Scientists now think Steven Spielberg was right in his 1993 film Jurassic Park - meat-eating dinosaurs did hunt at night. It used to be thought that early mammals in the dinosaur era found refuge in the night, when the reptilian killers were not around.

But a study of eye sockets in the fossil skulls of dinosaurs suggest this was not the case. Dinosaurs, birds and lizards all have a distinct eye structure - lacking in mammals and crocodiles - known as the 'scleral ring'.

Scientists measured the inner and outer dimensions of this bony ring in 33 fossils of Archosaurs, the group that includes dinosaurs and the extinct flying reptiles known as pterosaurs.

The same measurements were taken from the skulls of ancestral birds and 164 living species. Nocturnal animals have a small opening in the middle of the scleral ring, but in day-active or 'diurnal' animals the opening is much larger.

Cathemeral animals, which are active both day and night, have an opening that is between the two sizes. The U.S. researchers confirmed that eye measurements are an accurate way of predicting whether a creature is active by day, night, or round-the-clock.

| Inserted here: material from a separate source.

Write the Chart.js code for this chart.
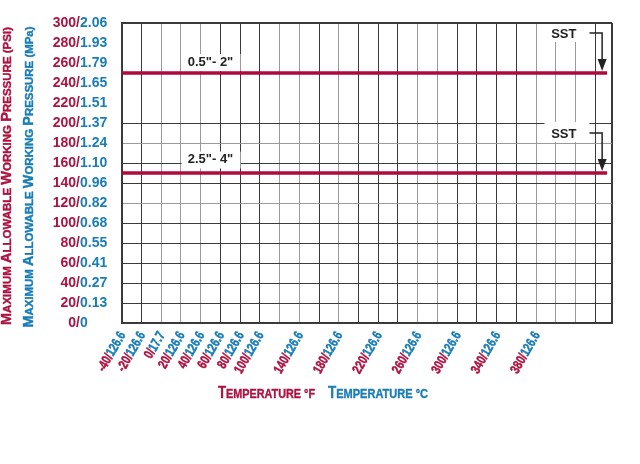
<!DOCTYPE html>
<html>
<head>
<meta charset="utf-8">
<script src="https://cdn.jsdelivr.net/npm/chart.js@4.4.1/dist/chart.umd.min.js"></script>
<style>
  html, body { margin: 0; padding: 0; background: #fff; }
</style>
</head>
<body>
<canvas id="myChart" width="640" height="464"></canvas>
<script>
const ctx = document.getElementById('myChart');

// y axis: pressure in psi and MPa
const psiTicks = [0, 20, 40, 60, 80, 100, 120, 140, 160, 180, 200, 220, 240, 260, 280, 300];
const mpaTicks = ['0', '0.13', '0.27', '0.41', '0.55', '0.68', '0.82', '0.96', '1.10', '1.24', '1.37', '1.51', '1.65', '1.79', '1.93', '2.06'];

// x axis: temperature labels (F / C as printed)
const tempF = [-40, -20, 0, 20, 40, 60, 80, 100, 140, 180, 220, 260, 300, 340, 380];
const tempC = ['126.6', '126.6', '17.7', '126.6', '126.6', '126.6', '126.6', '126.6', '126.6', '126.6', '126.6', '126.6', '126.6', '126.6', '126.6'];

// the two pressure ratings
const sizeLabels = ['0.5"- 2"', '2.5"- 4"'];
const ratingX = [-40, 452];
const rating1 = [250, 250];
const rating2 = [150, 150];

// annotation anchors (in data units)
const sizeLabelF = 50;
const sizeLabelPsi = [261, 163.5];
const sstText = 'SST';
const sstTextF = 421;
const sstTextPsi = [289, 189];
const sstArrowF = 447;

const crimson = '#AE1240';
const blue = '#1A7DB5';
const lineRed = '#B0093C';
const dark = '#3a3a3a';
const light = '#9a9a9a';
const fam = '"Liberation Sans", Arial, sans-serif';

// shade of each vertical grid line, from -40F upward
const xShade = 'DDGGGDDDGGDGDDDGGDDDDGGGDD';
// shade of horizontal grid lines by psi
const yShade = {0: 'D', 20: 'D', 40: 'D', 60: 'D', 80: 'D', 100: 'D', 120: 'G', 140: 'D', 160: 'D', 180: 'G', 200: 'D', 300: 'D'};

function capsParts(text) {
    const parts = [];
    text.split(' ').forEach((w, wi) => {
        if (wi > 0) parts.push({t: ' ', big: false});
        if (w.startsWith('(') || w.startsWith('°')) {
            parts.push({t: w, big: false});
            return;
        }
        parts.push({t: w[0], big: true});
        if (w.length > 1) parts.push({t: w.slice(1).toUpperCase(), big: false});
    });
    return parts;
}

function drawCaps(c, text, x, y, angle, length, color, bigPx, smallPx) {
    const parts = capsParts(text);
    const fontOf = p => `bold ${p.big ? bigPx : smallPx}px ${fam}`;
    let total = 0;
    parts.forEach(p => {
        c.font = fontOf(p);
        p.w = c.measureText(p.t).width;
        total += p.w;
    });
    c.save();
    c.translate(x, y);
    c.rotate(angle);
    c.scale(length / total, 1);
    c.fillStyle = color;
    c.strokeStyle = color;
    c.lineWidth = 0.4;
    c.textAlign = 'left';
    c.textBaseline = 'alphabetic';
    let cx = -total / 2;
    parts.forEach(p => {
        c.font = fontOf(p);
        c.fillText(p.t, cx, 0);
        c.strokeText(p.t, cx, 0);
        cx += p.w;
    });
    c.restore();
}

const extras = {
    id: 'extras',
    afterDatasetsDraw(chart) {
        const c = chart.ctx;
        const xs = chart.scales.x;
        const ys = chart.scales.y;
        const area = chart.chartArea;

        // rotated two colour temperature labels
        c.save();
        c.font = `bold 13.5px ${fam}`;
        c.lineWidth = 0.5;
        tempF.forEach((f, i) => {
            const px = xs.getPixelForValue(f);
            c.save();
            c.translate(px + 1, area.bottom + 10);
            c.rotate(-Math.PI / 3);
            c.scale(0.76, 1);
            c.textAlign = 'right';
            c.textBaseline = 'middle';
            const wC = c.measureText(tempC[i]).width;
            c.fillStyle = blue;
            c.strokeStyle = blue;
            c.fillText(tempC[i], 0, 0);
            c.strokeText(tempC[i], 0, 0);
            c.fillStyle = crimson;
            c.strokeStyle = crimson;
            c.fillText(f + '/', -wC, 0);
            c.strokeText(f + '/', -wC, 0);
            c.restore();
        });
        c.restore();

        // size labels on white boxes
        c.save();
        c.font = `bold 13px ${fam}`;
        c.textAlign = 'center';
        c.textBaseline = 'middle';
        sizeLabels.forEach((t, i) => {
            const px = xs.getPixelForValue(sizeLabelF);
            const py = ys.getPixelForValue(sizeLabelPsi[i]);
            c.fillStyle = '#fff';
            c.fillRect(px - 29, py - 8, 59, 17);
            c.fillStyle = '#222';
            c.fillText(t, px, py);
        });
        c.restore();

        // SST labels with bracket arrows
        c.save();
        c.font = `bold 13px ${fam}`;
        c.textAlign = 'right';
        c.textBaseline = 'middle';
        const tx = xs.getPixelForValue(sstTextF);
        const ax = xs.getPixelForValue(sstArrowF);
        sstTextPsi.forEach((v, i) => {
            const py = ys.getPixelForValue(v);
            const tip = ys.getPixelForValue(i === 0 ? rating1[0] : rating2[0]) - 2;
            const top = Math.max(py - 12, area.top + 1);
            c.fillStyle = '#fff';
            c.fillRect(tx - 32, top, 45, py + 8 - top);
            c.fillStyle = '#222';
            c.fillText(sstText, tx, py);
            c.strokeStyle = '#222';
            c.lineWidth = 1.5;
            c.beginPath();
            c.moveTo(tx + 13, py - 1);
            c.lineTo(ax, py - 1);
            c.lineTo(ax, tip - 10);
            c.stroke();
            c.beginPath();
            c.moveTo(ax - 4.5, tip - 12);
            c.lineTo(ax + 4.5, tip - 12);
            c.lineTo(ax, tip);
            c.closePath();
            c.fill();
        });
        c.restore();

        // axis titles in small caps
        drawCaps(c, 'Maximum Allowable Working Pressure (PSI)', 11, 176, -Math.PI / 2, 298, crimson, 14.5, 11.5);
        drawCaps(c, 'Maximum Allowable Working Pressure (MPa)', 33, 177, -Math.PI / 2, 301, blue, 14.5, 11.5);
        drawCaps(c, 'Temperature °F', 266.5, 398, 0, 97, crimson, 16.5, 13.5);
        drawCaps(c, 'Temperature °C', 378, 398, 0, 100, blue, 16.5, 13.5);
    }
};

new Chart(ctx, {
    type: 'line',
    data: {
        datasets: [
            {
                data: ratingX.map((x, i) => ({x: x, y: rating1[i]})),
                borderColor: lineRed,
                borderWidth: 3.5,
                borderCapStyle: 'butt',
                pointRadius: 0
            },
            {
                data: ratingX.map((x, i) => ({x: x, y: rating2[i]})),
                borderColor: lineRed,
                borderWidth: 3.5,
                borderCapStyle: 'butt',
                pointRadius: 0
            }
        ]
    },
    options: {
        responsive: false,
        animation: false,
        devicePixelRatio: 1,
        layout: {padding: {top: 23, right: 28, left: 0, bottom: 0}},
        plugins: {
            legend: {display: false},
            tooltip: {enabled: false}
        },
        scales: {
            x: {
                type: 'linear',
                min: -40,
                max: 457,
                afterBuildTicks: s => {
                    const t = [];
                    for (let v = -40; v <= 440; v += 20) t.push({value: v});
                    t.push({value: 457});
                    s.ticks = t;
                },
                afterFit: s => { s.height = 141; },
                ticks: {display: false},
                grid: {
                    drawTicks: false,
                    color: c => xShade[c.index] === 'G' ? light : dark,
                    lineWidth: c => c.index === 25 ? 2 : 1
                },
                border: {display: true, color: dark, width: 2}
            },
            y: {
                position: 'left',
                weight: 0,
                min: 0,
                max: 300,
                afterFit: s => { s.width = 41.7; },
                ticks: {
                    stepSize: 20,
                    autoSkip: false,
                    padding: 0,
                    crossAlign: 'far',
                    color: blue,
                    font: {family: fam, size: 14, weight: 'bold'},
                    callback: v => mpaTicks[psiTicks.indexOf(v)]
                },
                grid: {
                    drawTicks: false,
                    color: c => {
                        const s = yShade[c.tick.value];
                        if (!s) return 'rgba(0,0,0,0)';
                        return s === 'G' ? light : dark;
                    },
                    lineWidth: c => c.tick.value === 300 ? 2 : 1
                },
                border: {display: true, color: dark, width: 2}
            },
            yPsi: {
                position: 'left',
                weight: 1,
                min: 0,
                max: 300,
                afterFit: s => { s.width = 80; },
                ticks: {
                    stepSize: 20,
                    autoSkip: false,
                    padding: 0,
                    crossAlign: 'near',
                    color: crimson,
                    font: {family: fam, size: 14, weight: 'bold'},
                    callback: v => v + '/'
                },
                grid: {display: false, drawTicks: false},
                border: {display: false}
            }
        }
    },
    plugins: [extras]
});
</script>
</body>
</html>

Analysis of the fossils showed that big plant-eating dinosaurs were diurnal, as elephants are today. Like today's large herbivores, they needed to eat most of the time.

But Velociraptors and other small carnivorous dinosaurs appeared to be night hunters.

The team, led by Professor Ryosuke Motani, from the University of California at Davis, wrote in the journal Science: 'It is plausible that the Velociraptor attack on Protoceratops, one of the few examples of predatory behaviour directly documented in the vertebrate fossil record, occurred in twilight or low-light conditions.

'Our results suggest that the previous assumption of a dichotomous split in temporal habitat and resource use among terrestrial amniotes (higher vertebrates) in the Mesozoic, with Archosaurs being diurnal and mammals being nocturnal, is inaccurate.'

The scientists do not know if the same was true for large predators, such as Tyrannosaurus rex, because none have fossils with sufficiently well-preserved scleral rings. Both early birds and most pterosaurs tended to be active during the day.